France–Seychelles Maritime Boundary Agreement
- Type: Maritime delimitation
- Signed: 19 February 2001
- Location: Victoria, Seychelles
- Effective: 19 February 2001
- Parties: France; Seychelles;
- Depositary: United Nations Secretariat
- Language: French

= France–Seychelles Maritime Boundary Agreement =

The France–Seychelles Maritime Boundary Agreement is a 2001 treaty between France and Seychelles which delimits the maritime boundary between Seychelles and the uninhabited Glorioso Islands, which is a French possession.

The treaty was signed in Victoria, Seychelles on 19 February 2001. The boundary set out by the text of the treaty identifies two straight-line maritime segments defined by three individual coordinate points. The boundary is an approximately equidistant line between the two territories. The north end of the boundary stops short of the tripoint with the Comoros and the south end stops short of the tripoint with Madagascar.
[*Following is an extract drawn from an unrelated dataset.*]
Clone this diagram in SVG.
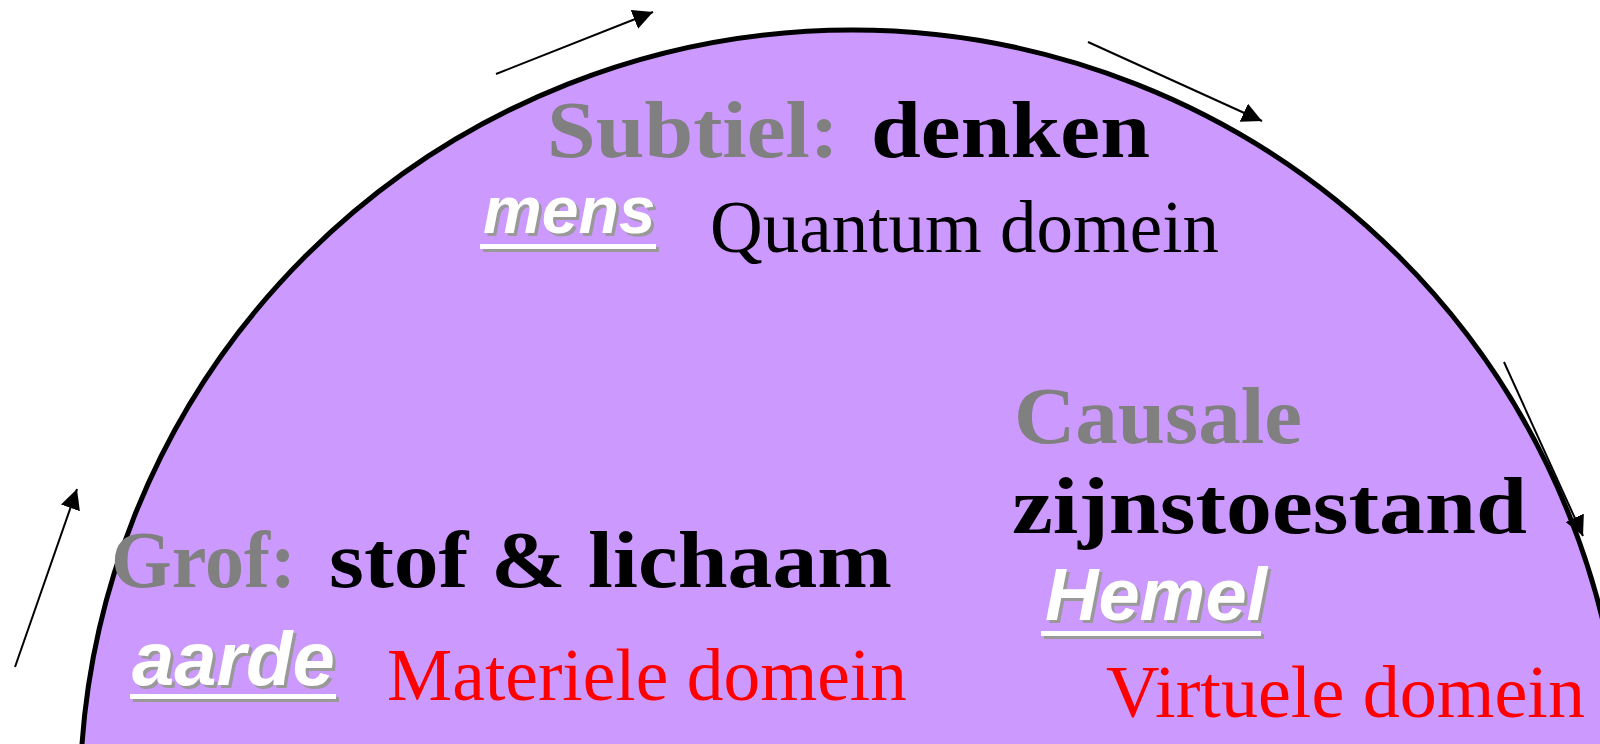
<svg xmlns="http://www.w3.org/2000/svg" width="1600" height="744" viewBox="0 0 1600 744">
<defs>
<marker id="ah" markerUnits="userSpaceOnUse" markerWidth="22" markerHeight="22" refX="20" refY="10" orient="auto">
<path d="M0,0 L20,10 L0,20 Z" fill="#000"/>
</marker>
<style>
.bold{font-family:"Liberation Serif","Times New Roman",serif;font-weight:bold;font-size:80px}
.gray{fill:#808080}
.blk{fill:#000}
.reg{font-family:"Liberation Serif","Times New Roman",serif;font-size:74px}
.red{fill:#ff0000}
.lab{font-family:"Liberation Sans",Arial,sans-serif;font-weight:bold;font-style:italic}
.shadow{fill:#999999}
.white{fill:#ffffff}
.arrow{stroke:#000;stroke-width:2;fill:none;marker-end:url(#ah)}
</style>
</defs>
<rect width="1600" height="744" fill="#ffffff"/>
<g id="dome">
<ellipse cx="852" cy="800" rx="772" ry="770" fill="#cc99ff" stroke="#000" stroke-width="5"/>
</g>
<g id="connectors">
<line class="arrow" x1="496" y1="74" x2="653" y2="12"/>
<line class="arrow" x1="1088" y1="42" x2="1262" y2="121"/>
<line class="arrow" x1="1504" y1="362" x2="1583" y2="536"/>
<line class="arrow" x1="15" y1="667" x2="77" y2="489"/>
</g>
<g id="subtiel">
<text class="bold gray" x="547" y="157" textLength="292" lengthAdjust="spacingAndGlyphs">Subtiel:</text>
<text class="bold blk" x="871" y="157" textLength="279" lengthAdjust="spacingAndGlyphs">denken</text>
<rect class="shadow" x="483" y="247" width="176" height="5"/>
<text class="lab shadow" x="486" y="236" font-size="66">mens</text>
<rect class="white" x="480" y="244" width="176" height="5"/>
<text class="lab white" x="483" y="233" font-size="66">mens</text>
<text class="reg blk" x="710" y="252" textLength="509" lengthAdjust="spacingAndGlyphs">Quantum domein</text>
</g>
<g id="causale">
<text class="bold gray" x="1014" y="443" textLength="288" lengthAdjust="spacingAndGlyphs">Causale</text>
<text class="bold blk" x="1012" y="533" textLength="515" lengthAdjust="spacingAndGlyphs">zijnstoestand</text>
<rect class="shadow" x="1044" y="634" width="220" height="5"/>
<text class="lab shadow" x="1048" y="623" font-size="74">Hemel</text>
<rect class="white" x="1041" y="631" width="220" height="5"/>
<text class="lab white" x="1045" y="620" font-size="74">Hemel</text>
<text class="reg red" x="1106" y="717" textLength="479" lengthAdjust="spacingAndGlyphs">Virtuele domein</text>
</g>
<g id="grof">
<text class="bold gray" x="111" y="587" textLength="185" lengthAdjust="spacingAndGlyphs">Grof:</text>
<text class="bold blk" x="329" y="587" textLength="563" lengthAdjust="spacingAndGlyphs">stof &amp; lichaam</text>
<rect class="shadow" x="133" y="697" width="206" height="5"/>
<text class="lab shadow" x="135" y="688" font-size="76">aarde</text>
<rect class="white" x="130" y="694" width="206" height="5"/>
<text class="lab white" x="132" y="685" font-size="76">aarde</text>
<text class="reg red" x="387" y="700" textLength="520" lengthAdjust="spacingAndGlyphs">Materiele domein</text>
</g>
</svg>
The treaty came into force immediately upon signature. The full name of the treaty is Agreement between the Government of the French Republic and the Government of the Republic of Seychelles concerning Delimitation of the Maritime Boundary of the Exclusive Economic Zone and the Continental Shelf of France and of Seychelles. Foreign Minister Jérémie Bonnelame signed the treaty on behalf of Seychelles.